I began to dine at Spago from its very beginning when it was located on the “Sunset Strip” and I go even farther back with Wolfgang Puck, to the days when he was the chef at Patrick Terrail’s very successful Ma Maison Restaurant on Melrose Blvd. Patrick was having a hard time when he first opened to find a good chef. I happened to be there one evening when he had a big problem because he had no chef and to make it worse a full house, and among the guests, two of Los Angeles’ top restaurant critics and Patrick had no other choice then to cook himself. His problems in that department ended when he found Wolfgang Puck.
While Wolfgang was working at Ma Maison he met former A&M Records receptionist, Barbara Lazaroff whom he married.
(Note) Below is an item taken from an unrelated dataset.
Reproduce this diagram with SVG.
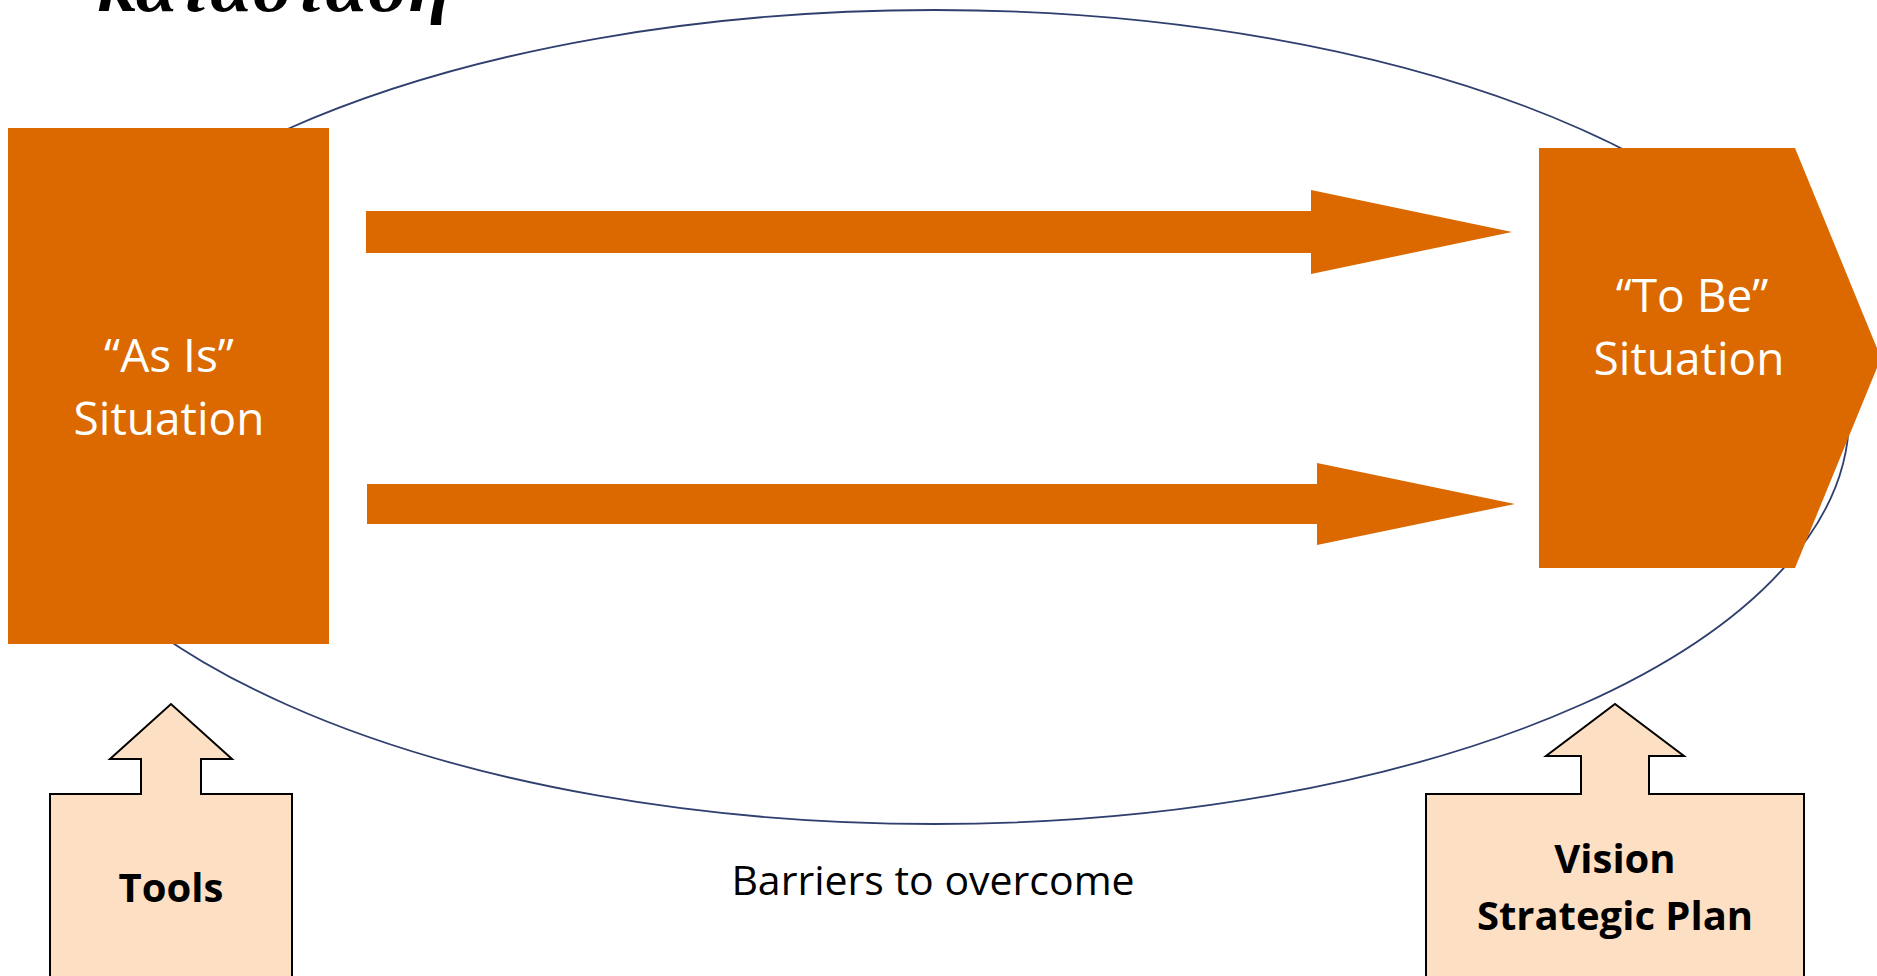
<svg xmlns="http://www.w3.org/2000/svg" width="1877" height="976" viewBox="0 0 1877 976">
  <style>
    .orange { fill: #DB6900; }
    .callout { fill: #FDDFC4; stroke: #000000; stroke-width: 2; stroke-linejoin: miter; }
    .lbl-white { font-family: "Open Sans", "Liberation Sans", sans-serif; font-size: 46px; fill: #FFFFFF; text-anchor: middle; }
    .lbl-bold { font-family: "Open Sans", "Liberation Sans", sans-serif; font-size: 40px; font-weight: bold; fill: #000000; text-anchor: middle; }
    .lbl-plain { font-family: "Open Sans", "Liberation Sans", sans-serif; font-size: 41px; fill: #000000; text-anchor: middle; }
    .title { font-family: "Liberation Serif", "DejaVu Serif", serif; font-size: 66px; font-weight: bold; font-style: italic; fill: #000000; }
  </style>
  <rect width="1877" height="976" fill="#FFFFFF"/>

  <text class="title" x="97" y="11" textLength="353" lengthAdjust="spacingAndGlyphs">κατάσταση</text>

  <g id="barriers">
    <ellipse cx="934" cy="417" rx="915" ry="407" fill="none" stroke="#2F3F6E" stroke-width="1.8"/>
    <text class="lbl-plain" x="933" y="895">Barriers to overcome</text>
  </g>

  <g id="connectors">
    <polygon class="orange" points="366,211 1311,211 1311,190 1512,232 1311,274 1311,253 366,253"/>
    <polygon class="orange" points="367,484 1317,484 1317,463 1515,504 1317,545 1317,524 367,524"/>
  </g>

  <g id="as-is">
    <rect class="orange" x="8" y="128" width="321" height="516"/>
    <text class="lbl-white" x="169" y="372">“As Is”</text>
    <text class="lbl-white" x="169" y="435">Situation</text>
  </g>

  <g id="to-be">
    <polygon class="orange" points="1539,148 1795,148 1881,358 1795,568 1539,568"/>
    <text class="lbl-white" x="1692" y="312">“To Be”</text>
    <text class="lbl-white" x="1689" y="375">Situation</text>
  </g>

  <g id="tools">
    <polygon class="callout" points="50,980 50,794 141,794 141,759 110,759 171,704 232,759 201,759 201,794 292,794 292,980"/>
    <text class="lbl-bold" x="171" y="902">Tools</text>
  </g>

  <g id="vision">
    <polygon class="callout" points="1426,980 1426,794 1581,794 1581,756 1546,756 1615,704 1684,756 1649,756 1649,794 1804,794 1804,980"/>
    <text class="lbl-bold" x="1615" y="873">Vision</text>
    <text class="lbl-bold" x="1615" y="930">Strategic Plan</text>
  </g>
</svg>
The two were a good team, Wolf as an excellent chef with proper French training and Barbara a born promoter with a keen sense of business acumen.
They eventually put together a formula that was startling at the time, an incongruous mix that fell somewhere between Alice Waters Chez Panisse and Prego in San Francisco. It became an instant success with the film business power brokers. Irving “Swifty” Lazar was famous for throwing his post Academy Awards parties that began at Romanoffs and moved on to the Bistro Gardens and finally Spago until his death in 1993.
A few years ago they moved Spago from the premises on Sunset to the former Bistro Gardens location on Canon Drive; it necessitated closing down the entire street to deliver a huge olive tree for the patio, which replaced the row of poplar trees that previously lined the terrace.
Wolf told me it takes him anywhere from 45 to 90 minutes to complete the rounds of all the tables in the dining room at Spago, Beverly Hills, chatting with this table and joking and laughing with another.
The cooking still remains good and Wolfgang is dedicated to Spago, so much so, that when he returned from his wedding and honeymoon in Capri to Gelila Assefa, he still turned up at Spago to greet the Saturday night crowd, even though he must have been exhausted.